NO milieu, however, was more transporting than the East End neighborhood of Shoreditch. It’s not just that the area harbors a disproportionate share of creative workers. Or that you can find a unique retail typology here: the combined design gallery and cafe (go for the lasagna, leave with the ceramics).

It’s that residents of this former manufacturing quarter turned their spaces and practices into time machines as they displayed their loyalty to British industry and craft.

“Shoreditch was the center of the furniture industry, which is why I’m here,” said Sheridan Coakley, founder of the 27-year-old furniture company SCP. Mr. Coakley’s shop on Curtain Road offered not only Matthew Hilton sofas and Donna Wilson poufs but also demonstrations of willow basket weaving by the young Dublin design company Makers & Brothers.

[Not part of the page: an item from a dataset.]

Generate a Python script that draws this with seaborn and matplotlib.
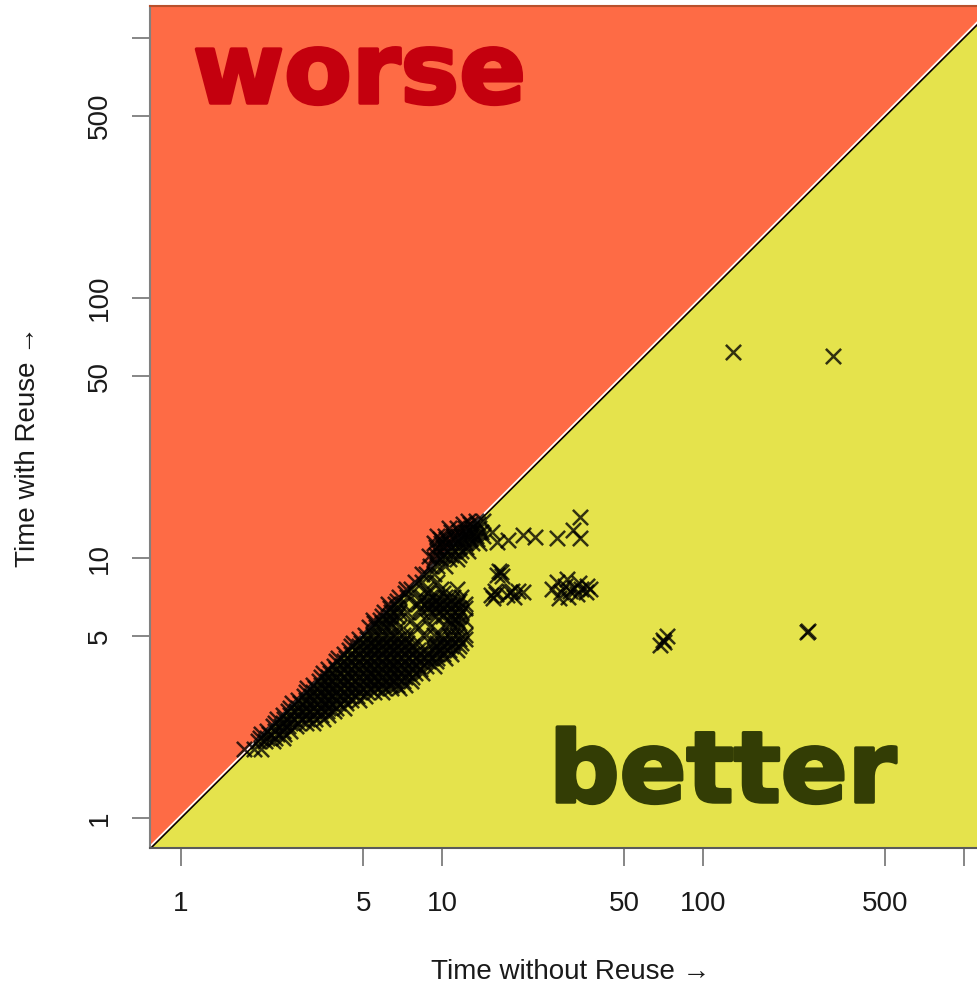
import matplotlib
matplotlib.use("Agg")
import matplotlib.pyplot as plt
from matplotlib import transforms
from matplotlib import patheffects
from matplotlib.ticker import FixedLocator, NullLocator
import pandas as pd
import seaborn as sns

# Solve times (seconds) of each benchmark run: (time without reuse, time with reuse).
# The dense band is listed row by row as (time with reuse, [times without reuse]).
cloud_low = [
    (1.85, [1.75, 1.9, 2.03]),
    (1.97, [1.97, 2.1, 2.25]),
    (2.03, [2.0, 2.14, 2.3, 2.45]),
    (2.1, [2.03, 2.17, 2.33, 2.49]),
    (2.17, [2.14, 2.3, 2.45, 2.62]),
    (2.25, [2.25, 2.41, 2.58, 2.76]),
    (2.33, [2.3, 2.45, 2.62, 2.8, 3.0, 3.2]),
    (2.41, [2.33, 2.49, 2.66, 2.85, 3.05, 3.26, 3.49]),
    (2.49, [2.45, 2.62, 2.8, 3.0, 3.2, 3.43, 3.67]),
    (2.58, [2.58, 2.76, 2.95, 3.15, 3.37, 3.61, 3.86]),
    (2.66, [2.62, 2.8, 3.0, 3.2, 3.43, 3.67, 3.93, 4.2]),
    (2.76, [2.66, 2.85, 3.05, 3.26, 3.49, 3.73, 4.0, 4.28]),
    (2.85, [2.8, 3.0, 3.2, 3.43, 3.67, 3.93, 4.2, 4.5, 4.8]),
    (2.95, [2.95, 3.15, 3.37, 3.61, 3.86, 4.13, 4.42, 4.73, 5.06]),
    (3.05, [3.0, 3.2, 3.43, 3.67, 3.93, 4.2, 4.5, 4.8, 5.15, 5.5, 5.9]),
    (3.15, [3.05, 3.26, 3.49, 3.73, 4.0, 4.28, 4.58, 4.9, 5.24, 5.6, 6.0, 6.4, 6.86]),
]

cloud_mid = [
    (3.26, [3.2, 3.43, 3.67, 3.93, 4.2, 4.5, 4.8, 5.15, 5.5, 5.9, 6.3, 6.75, 7.2]),
    (3.37, [3.37, 3.61, 3.86, 4.13, 4.42, 4.73, 5.06, 5.42, 5.8, 6.2, 6.63, 7.1, 7.6]),
    (3.49, [3.43, 3.67, 3.93, 4.2, 4.5, 4.8, 5.15, 5.5, 5.9, 6.3, 6.75, 7.2, 7.7]),
    (3.61, [3.49, 3.73, 4.0, 4.28, 4.58, 4.9, 5.24, 5.6, 6.0, 6.4, 6.86, 7.34, 7.85, 8.4]),
    (3.73, [3.67, 3.93, 4.2, 4.5, 4.8, 5.15, 5.5, 5.9, 6.3, 6.75, 7.2, 7.7, 8.25]),
    (3.86, [3.86, 4.13, 4.42, 4.73, 5.06, 5.42, 5.8, 6.2, 6.63, 7.1, 7.6, 8.1, 8.7, 9.3]),
    (4.0, [3.93, 4.2, 4.5, 4.8, 5.15, 5.5, 5.9, 6.3, 6.75, 7.2, 7.7, 8.25, 8.85, 9.45]),
    (4.13, [4.0, 4.28, 4.58, 4.9, 5.24, 5.6, 6.0, 6.4, 6.86, 7.34, 7.85, 8.4, 9.0, 9.6, 10.3]),
    (4.28, [4.2, 4.5, 4.8, 5.15, 5.5, 5.9, 6.3, 6.75, 7.2, 7.7, 8.25, 8.85, 9.45, 10.1, 10.8]),
    (4.42, [4.42, 4.73, 5.06, 5.42, 5.8, 6.2, 6.63, 7.1, 7.6, 8.1, 8.7, 9.3, 9.95, 10.6, 11.4]),
    (4.58, [4.5, 4.8, 5.15, 5.5, 5.9, 6.3, 6.75, 7.2, 7.7, 9.45, 10.1, 10.8, 11.6]),
    (4.73, [4.58, 4.9, 5.24, 5.6, 6.0, 6.4, 6.86, 7.34, 7.85, 9.0, 9.6, 10.3, 11.0, 11.8]),
    (4.9, [4.8, 5.15, 5.5, 5.9, 6.3, 6.75, 7.2, 10.1, 10.8, 11.6, 12.2]),
    (5.06, [5.06, 5.42, 5.8, 6.2, 6.63, 7.1, 7.6, 8.7, 9.3, 9.95, 10.6, 11.4, 12.2]),
]

cloud_upper = [
    (5.42, [5.24, 5.6, 6.0, 6.4, 6.86, 7.85, 9.0, 10.3, 11.0, 11.8]),
    (5.6, [5.5, 5.9, 6.3, 10.8, 11.6]),
    (5.8, [5.42, 5.8, 6.2, 6.63, 7.6, 8.7, 10.6, 11.4, 12.2]),
    (6.0, [5.9, 6.3, 6.75, 9.45, 10.1, 10.8, 11.6]),
    (6.2, [6.0, 6.4, 6.86, 7.34, 8.4, 9.0, 9.6, 10.3, 11.0, 11.8]),
    (6.4, [6.3, 6.75, 8.25, 8.85, 9.45, 10.1, 10.8, 11.6, 12.2]),
    (6.63, [6.2, 6.63, 7.1, 8.1, 8.7, 9.3, 9.95, 10.6, 11.4, 12.2]),
    (6.86, [6.75, 8.25, 8.85, 9.45, 10.1, 10.8, 11.6]),
    (7.1, [6.86, 7.34, 8.4, 9.0, 9.6, 10.3, 11.0, 11.8]),
    (7.34, [7.2, 8.85, 10.1]),
    (7.6, [7.3, 7.6, 8.7, 9.95, 11.4]),
    (8.1, [7.85, 8.4, 9.6]),
    (8.7, [8.4, 8.7, 9.3]),
    (9.3, [9.0, 9.6, 10.3]),
    (9.95, [9.3, 9.95, 10.6, 11.4]),
    (10.2, [8.9]),
    (10.3, [9.45, 10.1, 10.8, 11.6]),
    (10.6, [9.6, 10.3, 11.0, 11.8, 12.6]),
    (11.0, [9.45, 10.1, 10.8, 11.6, 12.4]),
    (11.4, [9.3, 9.95, 10.6, 11.4, 12.2, 13.0, 13.9]),
    (11.8, [9.8, 10.4, 11.2, 12.0, 12.8, 13.6]),
    (12.2, [9.6, 10.3, 11.0, 11.8, 12.6, 13.5, 14.4]),
    (12.6, [10.8, 11.6, 12.4, 13.2, 14.1]),
    (13.0, [10.6, 11.4, 12.2, 13.0, 13.9]),
    (13.5, [12.0, 12.8, 13.7]),
    (13.9, [12.6, 13.5, 14.4]),
]

right_strip = [
    (16.2, 11.5), (17.9, 11.7), (15.5, 12.6), (20.4, 12.3), (22.7, 12.0),
    (27.6, 11.9), (31.8, 12.8), (33.8, 14.4), (33.8, 11.9),
]

right_clusters = [
    (16.2, 8.6), (16.8, 8.8), (16.5, 8.9), (17.0, 8.5),
    (15.4, 7.2), (15.9, 7.5), (15.7, 7.0), (16.1, 7.3),
    (17.8, 7.2), (18.5, 7.5), (18.8, 7.1), (18.2, 7.4),
    (19.6, 7.5), (20.5, 7.4),
    (26.5, 7.6), (27.5, 8.1), (28.5, 7.4), (29.5, 7.8), (30.0, 8.3),
    (31.0, 7.5), (32.0, 7.7), (33.0, 7.3), (34.0, 7.6), (35.5, 7.4),
    (37.0, 7.6), (28.0, 7.0), (30.5, 7.1), (36.0, 7.8), (33.5, 8.0),
]

outliers = [
    (130, 62), (315, 59.8), (250, 5.19), (252, 5.25),
    (70.3, 4.84), (73.0, 5.0), (68.5, 4.63), (71.0, 4.75),
]

x_ticks = [1, 5, 10, 50, 100, 500, 1000]
x_tick_labels = ["1", "5", "10", "50", "100", "500", ""]
y_ticks = [1, 5, 10, 50, 100, 500, 1000]
y_tick_labels = ["1", "5", "10", "50", "100", "500", ""]

WORSE_RED = "#FE6B45"
BETTER_YELLOW = "#E5E34C"


def expand(rows):
    return [(x, y) for y, xs in rows for x in xs]


points = (expand(cloud_low) + expand(cloud_mid) + expand(cloud_upper)
          + right_strip + right_clusters + outliers)
df = pd.DataFrame(points, columns=["without_reuse", "with_reuse"])

sns.set_style("ticks")
plt.rcParams["font.family"] = ["Liberation Sans", "DejaVu Sans"]

fig = plt.figure(figsize=(9.78, 9.9), dpi=100)
ax = fig.add_axes([150 / 978, 1 - 848 / 990, 828 / 978, 842 / 990])
ax.set_xscale("log")
ax.set_yscale("log")

# regions above / below the identity line
lo, hi = 0.3, 5000
ax.fill([lo, hi, lo], [lo, hi, hi], color=WORSE_RED, lw=0, zorder=0)
ax.fill([lo, hi, hi], [lo, hi, lo], color=BETTER_YELLOW, lw=0, zorder=0)
ax.plot([lo, hi], [lo, hi], color="black", lw=1.2, zorder=1)
shift = transforms.ScaledTranslation(-1.3 / 100, 1.3 / 100, fig.dpi_scale_trans)
ax.plot([lo, hi], [lo, hi], color="white", lw=1.2, zorder=1,
        transform=ax.transData + shift)

sns.scatterplot(data=df, x="without_reuse", y="with_reuse", marker="x", s=120,
                color="black", alpha=0.78, linewidth=1.8, ax=ax, zorder=3,
                legend=False)

ax.set_xlim(0.7606, 1131.6)
ax.set_ylim(0.767, 1327)

ax.xaxis.set_major_locator(FixedLocator(x_ticks))
ax.xaxis.set_minor_locator(NullLocator())
ax.set_xticklabels(x_tick_labels)
ax.yaxis.set_major_locator(FixedLocator(y_ticks))
ax.yaxis.set_minor_locator(NullLocator())
ax.set_yticklabels(y_tick_labels)

ax.tick_params(direction="out", length=13, width=1.1, color="#666666",
               labelsize=20, labelcolor="#1a1a1a")
ax.tick_params(axis="x", pad=18)
ax.tick_params(axis="y", pad=14, labelrotation=90)
for lab in ax.get_yticklabels():
    lab.set_verticalalignment("center")

ax.spines["right"].set_visible(False)
ax.spines["left"].set_color("#808080")
ax.spines["left"].set_linewidth(1.5)
ax.spines["bottom"].set_color("#5a5a5a")
ax.spines["bottom"].set_linewidth(1.5)
ax.spines["top"].set_color("#b8502c")
ax.spines["top"].set_linewidth(1.5)

ax.set_xlabel("Time without Reuse \u2192", fontsize=20, color="#1a1a1a")
ax.xaxis.set_label_coords((571 - 150) / 828, (848 - 972) / 842)
ax.xaxis.label.set_verticalalignment("center")
ax.set_ylabel("Time with Reuse \u2192", fontsize=20, color="#1a1a1a")
ax.yaxis.set_label_coords((28 - 150) / 828, (848 - 447) / 842)
ax.yaxis.label.set_verticalalignment("center")

word_style = dict(family="DejaVu Sans", weight="bold", fontsize=71,
                  ha="left", va="baseline")
fig.text(193 / 978, 1 - 103 / 990, "worse", color="#C4000E",
         path_effects=[patheffects.withStroke(linewidth=2.5, foreground="#C4000E")],
         **word_style)
fig.text(549 / 978, 1 - 802 / 990, "better", color="#333D05",
         path_effects=[patheffects.withStroke(linewidth=2.5, foreground="#333D05")],
         **word_style)

fig.savefig("out.png", dpi=100)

At Lee Broom’s studio on Rivington Street, which looked like a cross between a stable and a high-end saloon, sawdust covered the floor, and dozens of crystal light bulbs cut through the gloaming. Mr. Broom, an interior and product designer, worked with a lead crystal factory in Cumbria to produce the bulbs, which were inspired by traditional cut-glass liquor decanters and lighted by LEDs.

At the KK Outlet gallery at Hoxton Square, a one-man show of work by Dominic Wilcox included a pair of GPS shoes Mr. Wilcox made with a bespoke cobbler in the shoemaking region of Northamptonshire.

Wearers load computerized mapping information into the footwear with a USB cable. LEDs in the left shoe light up when the toe is pointed in the correct direction. LEDs in the right shoe turn green as the destination is approached. The shoes are activated when the heels click together — one reason Mr. Wilcox calls his invention No Place Like Home.

And at Labour and Wait, a vintage housewares store on Redchurch Street, the featured product was a 60-year-old aluminum measuring cup called the Tala Cook’s Measure, which is still made by hand in Liverpool. Vitrines installed in the tiny shop laid out its history with loving photos of the inventors and factory.

It’s not nostalgia, Mr. Coakley of SCP corrected when I floated that word. “It’s positive,” he said.

Still, an emerging generation of British designers, like their counterparts throughout the world, are finding poetry in a kind of traditionalism their parents abhorred. Sir Terence Conran might be an apostle of modernism, but evidence suggests that his son Jasper, a fashion designer who recently took charge of the family retail business, may become the Ralph Lauren of Britain.

I submit as evidence “Country,” a book just released in the United States, which is the younger Mr. Conran’s paean to rural England. The book is filled with photos of thatched roofs, rose-choked gardens and weather-beaten villagers, which all appear to have been snapped in one 15-minute window of late-afternoon September light. Everyone, no matter how broken with the effort of existing for decades without running water, is bathed in the same honeyed hue.

Also consider “Red,” a show at Conran of 50 design products that were reissued in limited editions in the same hot-pepper shade. Rather than peppers, however, Mr. Conran was thinking of the classic British mailbox.

Visually, the conceit worked well. Like the golden-light trick, Pantone 032 brought an ennobling uniformity to a Dyson heater and a pair of Manolo Blahnik boots, so that you wanted to own anything touched by that magic paintbrush. It evoked the question of how color plays against form. It also made me wonder whether a change of shade really adds enough value to make it worth spending $1,764 for a Bertoia chair that normally sells for around $500.

At a dinner celebrating the opening of “Red,” Sir Terence thanked his son for bringing clarity back to Conran in his new capacity. “There was a freshness to the shop that has been lost in the last 25 years,” he said humbly, adding that Jasper’s perspective was not “bogged down with what is happening in Milan.”

Strikingly, however, Sir Terence also referred to red as the color of Marxism. It was the feistiest invocation I heard at the London Design Festival, where most participants, far from exhorting the workers of the world to unite, seemed to be asking gently that the workers of one’s homeland be loved. And employed.

The revolution will have to wait until next year.